# Directions for this task
Copy, from the entries below, each line in which the string "that" appears.

# Extracted records
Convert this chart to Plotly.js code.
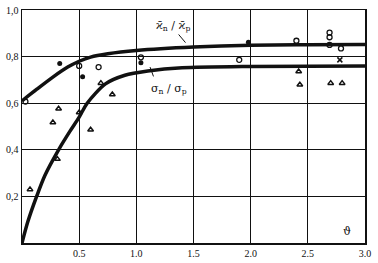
<!DOCTYPE html>
<html><head><meta charset="utf-8">
<script src="https://cdn.plot.ly/plotly-3.0.1.min.js"></script>
<style>html,body{margin:0;padding:0;background:#fff}#c{width:378px;height:263px}</style>
</head><body><div id="c"></div>
<script>
// Curves
const kappaCurveX = [0, 0.13, 0.27, 0.4, 0.5, 0.6, 0.75, 1.0, 1.5, 2.0, 2.5, 3.0];
const kappaCurveY = [0.61, 0.66, 0.712, 0.755, 0.78, 0.798, 0.812, 0.826, 0.841, 0.849, 0.851, 0.852];
const sigmaCurveX = [0, 0.05, 0.128, 0.2, 0.32, 0.42, 0.5, 0.57, 0.73, 0.9, 1.1, 1.4, 2.0, 3.0];
const sigmaCurveY = [0, 0.09, 0.2, 0.29, 0.4, 0.48, 0.54, 0.6, 0.683, 0.72, 0.738, 0.752, 0.758, 0.76];
// Experimental points
const openCircX = [0.03, 0.50, 0.67, 1.04, 1.90, 2.40, 2.69, 2.69, 2.69, 2.79];
const openCircY = [0.607, 0.76, 0.755, 0.797, 0.786, 0.868, 0.85, 0.883, 0.903, 0.835];
const dotX = [0.33, 0.53, 1.04, 1.98];
const dotY = [0.77, 0.714, 0.774, 0.862];
const crossX = [2.78];
const crossY = [0.786];
const triX = [0.07, 0.31, 0.27, 0.32, 0.50, 0.60, 0.69, 0.79, 2.42, 2.43, 2.70, 2.80];
const triY = [0.23, 0.36, 0.517, 0.576, 0.56, 0.486, 0.686, 0.637, 0.736, 0.679, 0.686, 0.686];
// Ticks
const xTickVals = [0.5, 1.0, 1.5, 2.0, 2.5, 3.0];
const xTickText = ["0.5", "1.0", "1.5", "2.0", "2.5", "3.0"];
const yTickVals = [0.2, 0.4, 0.6, 0.8, 1.0];
const yTickText = ["0,2", "0,4", "0,6", "0,8", "1,0"];

const ink = '#111';
const traces = [
  {x: kappaCurveX, y: kappaCurveY, mode: 'lines', line: {color: ink, width: 3.5, shape: 'spline', smoothing: 0.8}, hoverinfo: 'skip'},
  {x: sigmaCurveX, y: sigmaCurveY, mode: 'lines', line: {color: ink, width: 3.5, shape: 'spline', smoothing: 0.8}, hoverinfo: 'skip'},
  {x: openCircX, y: openCircY, mode: 'markers', marker: {symbol: 'circle-open', size: 5, color: ink, line: {width: 1.3}}},
  {x: dotX, y: dotY, mode: 'markers', marker: {symbol: 'circle', size: 5, color: ink}},
  {x: crossX, y: crossY, mode: 'markers', marker: {symbol: 'x-thin-open', size: 5, color: ink, line: {width: 1.5}}},
  {x: triX, y: triY, mode: 'markers', marker: {symbol: 'triangle-up-open', size: 5, color: ink, line: {width: 1.5}}}
];
const tf = {family: 'Liberation Serif, DejaVu Serif, serif', size: 10, color: ink};
const layout = {
  width: 378, height: 263,
  margin: {l: 22, r: 13, t: 10, b: 20},
  paper_bgcolor: '#fff', plot_bgcolor: '#fff',
  showlegend: false,
  xaxis: {range: [0, 3.0], tickvals: xTickVals, ticktext: xTickText, showgrid: true, gridcolor: ink, gridwidth: 1.3,
          zeroline: false, showline: true, linecolor: ink, linewidth: 1.5, mirror: true, ticks: '', tickfont: tf, fixedrange: true},
  yaxis: {range: [0, 1.0], tickvals: yTickVals, ticktext: yTickText, showgrid: true, gridcolor: ink, gridwidth: 1.3,
          zeroline: false, showline: true, linecolor: ink, linewidth: 1.5, mirror: true, ticks: '', tickfont: tf, fixedrange: true},
  shapes: [
    {type: 'line', xref: 'x', yref: 'y', x0: 1.37, y0: 0.895, x1: 1.43, y1: 0.86, line: {color: ink, width: 1}},
    {type: 'line', xref: 'x', yref: 'y', x0: 1.12, y0: 0.755, x1: 1.15, y1: 0.715, line: {color: ink, width: 1}}
  ],
  annotations: [
    {x: 1.32, y: 0.93, xref: 'x', yref: 'y', text: 'ϰ̄<sub>n</sub> / ϰ̄<sub>p</sub>', showarrow: false,
     font: {family: 'DejaVu Serif, serif', size: 11, color: ink}},
    {x: 1.29, y: 0.66, xref: 'x', yref: 'y', text: 'σ<sub>n</sub> / σ<sub>p</sub>', showarrow: false,
     font: {family: 'DejaVu Serif, serif', size: 11, color: ink}},
    {x: 2.84, y: 0.05, xref: 'x', yref: 'y', text: 'ϑ', showarrow: false, font: {family: 'DejaVu Serif, serif', size: 11, color: ink}}
  ]
};
Plotly.newPlot('c', traces, layout, {displayModeBar: false, staticPlot: true});
</script></body></html>
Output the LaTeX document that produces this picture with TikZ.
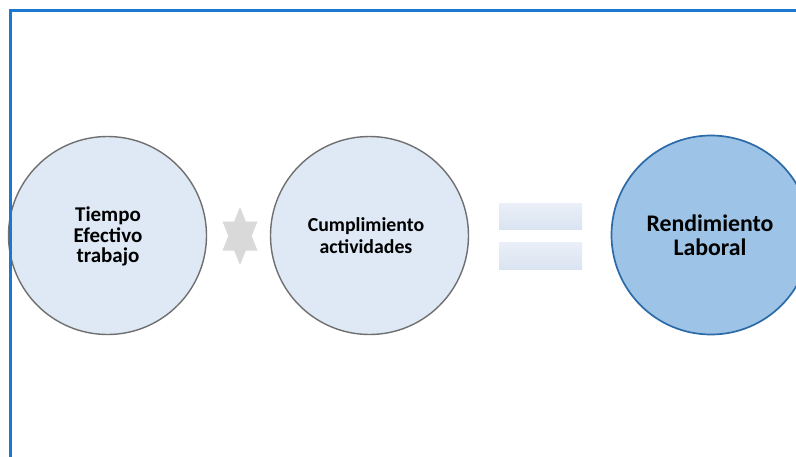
\documentclass[tikz,border=0pt]{standalone}
\usepackage{fontspec}
\setmainfont{Carlito}
\definecolor{framblue}{HTML}{1B78D0}
\definecolor{paleblue}{HTML}{DEE9F5}
\definecolor{midblue}{HTML}{9DC3E6}
\definecolor{darkrim}{HTML}{2C6BA8}
\definecolor{greyrim}{HTML}{6F6F6F}
\definecolor{stargrey}{HTML}{D9D9D9}
\definecolor{bartop}{HTML}{EAEFF8}
\definecolor{barbot}{HTML}{DAE4F1}
\tikzset{
  termcircle/.style={circle, minimum size=198pt, inner sep=0pt, fill=paleblue,
    draw=greyrim, line width=1.4pt},
  resultcircle/.style={circle, minimum size=199pt, inner sep=0pt, fill=midblue,
    draw=darkrim, line width=1.7pt},
  termtext/.style={align=center, inner sep=0pt,
    font=\bfseries\fontsize{21}{20.7}\selectfont},
  resulttext/.style={align=center, inner sep=0pt,
    font=\bfseries\fontsize{23.8}{24}\selectfont},
  eqbar/.style={top color=bartop, bottom color=barbot, draw=none, inner sep=0pt},
  starmark/.style={fill=stargrey, draw=none},
  framebar/.style={draw=framblue, line width=2.2pt}
}
\begin{document}
\begin{tikzpicture}[x=1pt, y=-1pt]
  \useasboundingbox (0,0) rectangle (796,456);
  \fill[white] (0,0) rectangle (796,456);

  % operands and result
  \node[termcircle] (tiempo) at (107.5,235.5) {};
  \node[termcircle] (cumpl) at (369.5,235.5) {};
  \node[resultcircle] (rend) at (711,235) {};
  \node[termtext] (tiempotxt) at (108,236.5) {Tiempo\\Efectivo\\trabajo};
  \node[termtext, font=\bfseries\fontsize{19.8}{21.5}\selectfont] (cumpltxt) at (366,235.5) {Cumplimiento\\actividades};
  \node[resulttext] (rendtxt) at (710,235) {Rendimiento\\Laboral};

  % product sign between the two operands
  \coordinate (star) at (240,236);
  \fill[starmark] ([shift={(0,-29)}]star) -- ([shift={(17.5,14.5)}]star) -- ([shift={(-17.5,14.5)}]star) -- cycle;
  \fill[starmark] ([shift={(0,29)}]star) -- ([shift={(17.5,-14.5)}]star) -- ([shift={(-17.5,-14.5)}]star) -- cycle;

  % equals sign
  \node[eqbar, minimum width=83pt, minimum height=26pt] (eqtop) at (540.5,216) {};
  \node[eqbar, minimum width=83pt, minimum height=27pt] (eqbot) at (540.5,255.5) {};

  % page frame
  \draw[framebar] (10.5,470) -- (10.5,10.5) -- (810,10.5);
\end{tikzpicture}
\end{document}
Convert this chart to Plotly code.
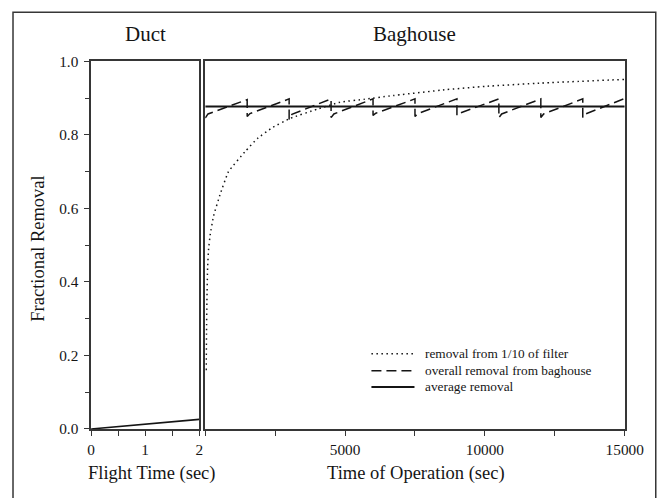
import plotly.graph_objects as go

# ---- data -------------------------------------------------------------
# Duct: fractional removal vs. flight time (s)
duct_t = [0.0, 2.0]
duct_removal = [0.0, 0.026]

# Baghouse: removal from one compartment (1/10 of the filter) vs. time (s)
tenth_t = [35, 45, 60, 85, 120, 180, 300, 540, 830, 1430, 1860, 2400, 3040,
           4000, 4820, 5700, 6600, 8600, 10000, 12000, 15000]
tenth_removal = [0.16, 0.26, 0.35, 0.44, 0.49, 0.53, 0.58, 0.64, 0.70, 0.755,
                 0.79, 0.82, 0.845, 0.87, 0.889, 0.897, 0.906, 0.923, 0.932,
                 0.941, 0.951]

# Overall baghouse removal (one compartment cleaned every 1500 s)
overall_t = [0, 100, 1500, 1500, 1600, 3000, 3000, 3100, 4500, 4500, 4600,
             6000, 6000, 6100, 7500, 7500, 7600, 9000, 9000, 9100, 10500,
             10500, 10600, 12000, 12000, 12100, 13500, 13500, 13600, 15000]
overall_removal = [0.846, 0.857, 0.896, 0.850, 0.858, 0.898, 0.842, 0.856,
                   0.898, 0.847, 0.857, 0.898, 0.853, 0.859, 0.898, 0.850,
                   0.858, 0.898, 0.853, 0.859, 0.898, 0.847, 0.857, 0.898,
                   0.847, 0.857, 0.898, 0.847, 0.857, 0.899]

# Time-averaged removal
average_t = [0, 15000]
average_removal = [0.877, 0.877]

legend_labels = ["removal from 1/10 of filter",
                 "overall removal from baghouse",
                 "average removal"]

# ---- page geometry ----------------------------------------------------------
# Layout positions below are given in screen pixels of the final page; they
# are converted to paper fractions of a slightly larger figure that sits
# inside the page's default body margin.
W, H = 679, 508
SCALE = 0.965
OFF_X, OFF_Y = 5.0, 7.7
FONT = "Liberation Serif, Times New Roman, serif"
INK = "#151515"
FRAME = "#363636"


def px(x):
    return min((x - OFF_X) / SCALE, W - 1) / W


def py(y):
    return 1 - (y - OFF_Y) / SCALE / H


fig = go.Figure()

fig.add_trace(go.Scatter(x=duct_t, y=duct_removal, mode="lines",
                         line=dict(color=INK, width=1.6),
                         xaxis="x", yaxis="y", showlegend=False))

fig.add_trace(go.Scatter(x=tenth_t, y=tenth_removal, mode="lines",
                         line=dict(color=INK, width=1.5, dash="1.5px,3.5px",
                                   shape="spline", smoothing=0.3),
                         xaxis="x2", yaxis="y2", showlegend=False))

fig.add_trace(go.Scatter(x=overall_t, y=overall_removal, mode="lines",
                         line=dict(color=INK, width=1.5, dash="10px,5px"),
                         xaxis="x2", yaxis="y2", showlegend=False))

fig.add_trace(go.Scatter(x=average_t, y=average_removal, mode="lines",
                         line=dict(color=INK, width=2),
                         xaxis="x2", yaxis="y2", showlegend=False))

y_dom = [py(427), py(60)]
tickfont = dict(family=FONT, size=15.3, color=INK)
tick_style = dict(ticks="outside", ticklen=5, tickcolor=FRAME, tickwidth=1.2)
frame_style = dict(showline=True, linecolor=FRAME, linewidth=1.5, mirror=True,
                   showgrid=False, zeroline=False)

fig.update_layout(
    width=W, height=H,
    margin=dict(l=0, r=0, t=0, b=0),
    paper_bgcolor="white", plot_bgcolor="white",
    font=dict(family=FONT, color=INK),
    xaxis=dict(domain=[px(92), px(200)], range=[0, 2],
               tickvals=[0, 1, 2],
               minor=dict(dtick=0.5, tick0=0, ticks="outside", ticklen=5,
                          tickcolor=FRAME, tickwidth=1.2),
               tickfont=tickfont, ticklabelstandoff=1,
               **tick_style, **frame_style),
    yaxis=dict(domain=y_dom, range=[0, 1],
               tickvals=[0, 0.2, 0.4, 0.6, 0.8, 1.0], tickformat=".1f",
               minor=dict(dtick=0.1, tick0=0, ticks="outside", ticklen=4,
                          tickcolor=FRAME, tickwidth=1.2),
               tickfont=tickfont, ticklabelstandoff=3,
               **tick_style, **frame_style),
    xaxis2=dict(domain=[px(206), px(625)], range=[0, 15000], anchor="y2",
                tickvals=[0, 5000, 10000, 15000],
                ticktext=["", "5000", "10000", "15000"],
                minor=dict(dtick=2500, tick0=0, ticks="outside", ticklen=5,
                           tickcolor=FRAME, tickwidth=1.2),
                tickfont=tickfont, ticklabelstandoff=1,
                **tick_style, **frame_style),
    yaxis2=dict(domain=y_dom, range=[0, 1], anchor="x2",
                showticklabels=False, ticks="", **frame_style),
)

# outer border (open at the bottom)
fig.add_shape(type="rect", xref="paper", yref="paper",
              x0=px(14), x1=px(656), y0=-0.05, y1=py(11),
              line=dict(color=FRAME, width=1.5), fillcolor="rgba(0,0,0,0)")

title_font = dict(family=FONT, size=21, color=INK)
label_font = dict(family=FONT, size=18.5, color=INK)
annots = [
    dict(text="Duct", x=px(146), y=py(33), font=title_font),
    dict(text="Baghouse", x=px(415), y=py(33), font=title_font),
    dict(text="Flight Time (sec)", x=px(152), y=py(471), font=label_font),
    dict(text="Time of Operation (sec)", x=px(417), y=py(471), font=label_font),
    dict(text="Fractional Removal", x=px(39), y=py(247), font=label_font,
         textangle=-90),
]
for a in annots:
    fig.add_annotation(xref="paper", yref="paper", showarrow=False,
                       xanchor="center", yanchor="middle", **a)

# legend: line sample + label for each series
legend_styles = [dict(dash="1.5px,3.5px", width=1.5),
                 dict(dash="10px,5px", width=1.5),
                 dict(dash="solid", width=2)]
row_y = [352, 369, 385]
for label, style, ry in zip(legend_labels, legend_styles, row_y):
    fig.add_shape(type="line", xref="paper", yref="paper",
                  x0=px(372), x1=px(415), y0=py(ry), y1=py(ry),
                  line=dict(color=INK, **style))
    fig.add_annotation(xref="paper", yref="paper", showarrow=False,
                       x=px(424), y=py(ry), xanchor="left", yanchor="middle",
                       text=label, font=dict(family=FONT, size=13.3, color=INK))

fig.write_html("out.html")
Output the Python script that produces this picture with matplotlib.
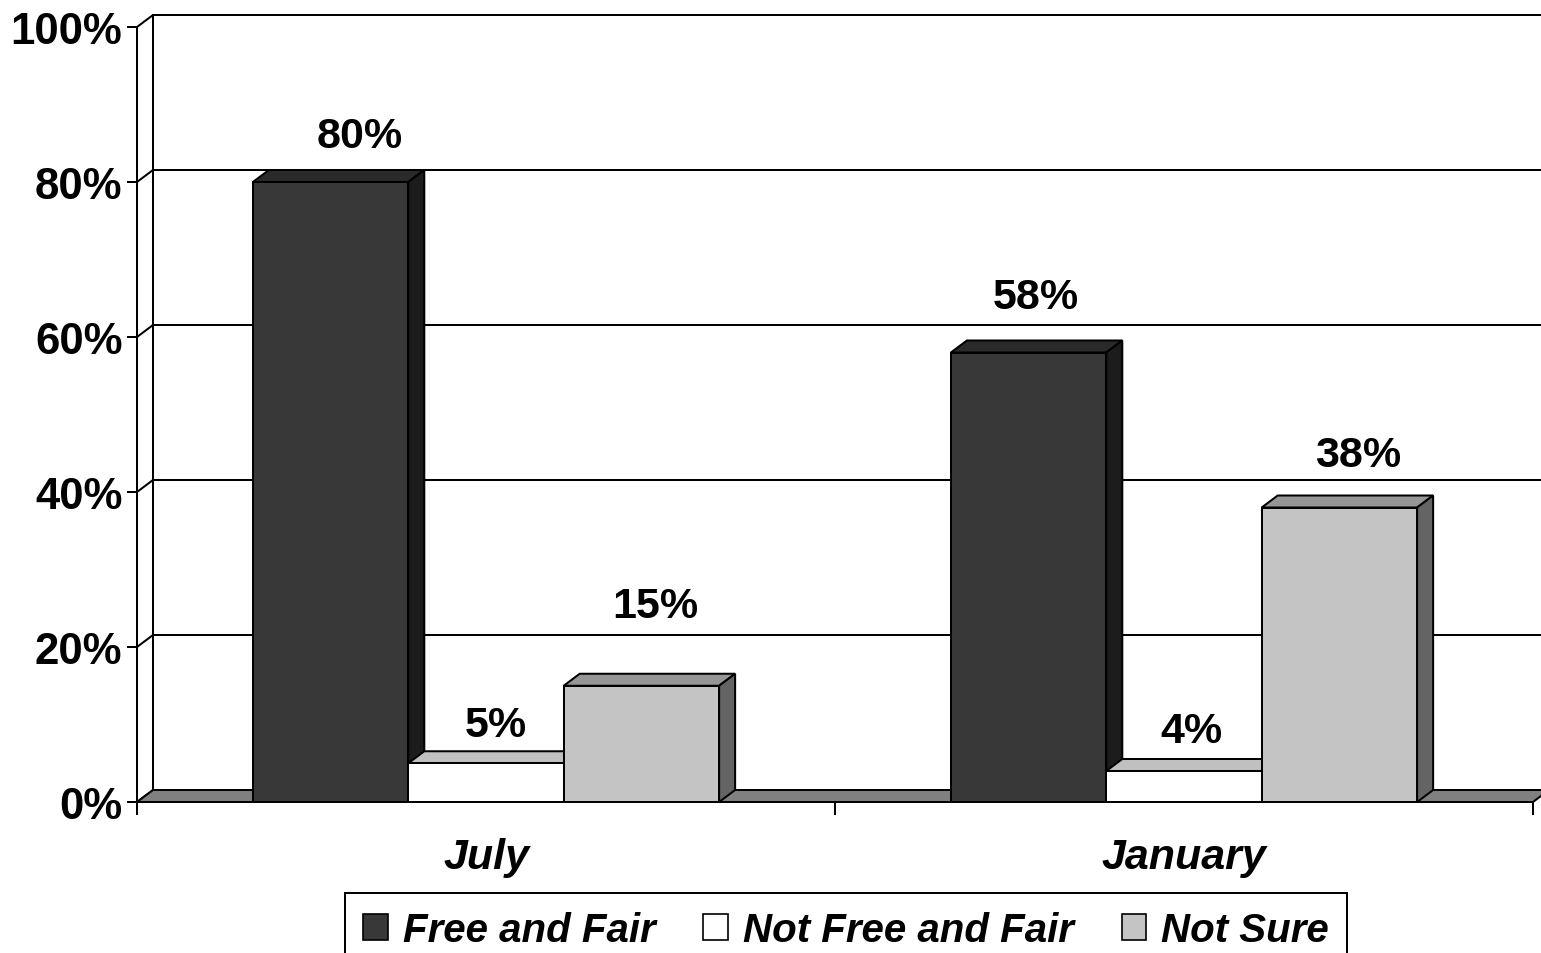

# Exercise result
Output the LaTeX document that produces this picture with TikZ.
# are converted to paper fractions of a slightly larger figure that sits
Output the Python script that produces this picture with matplotlib.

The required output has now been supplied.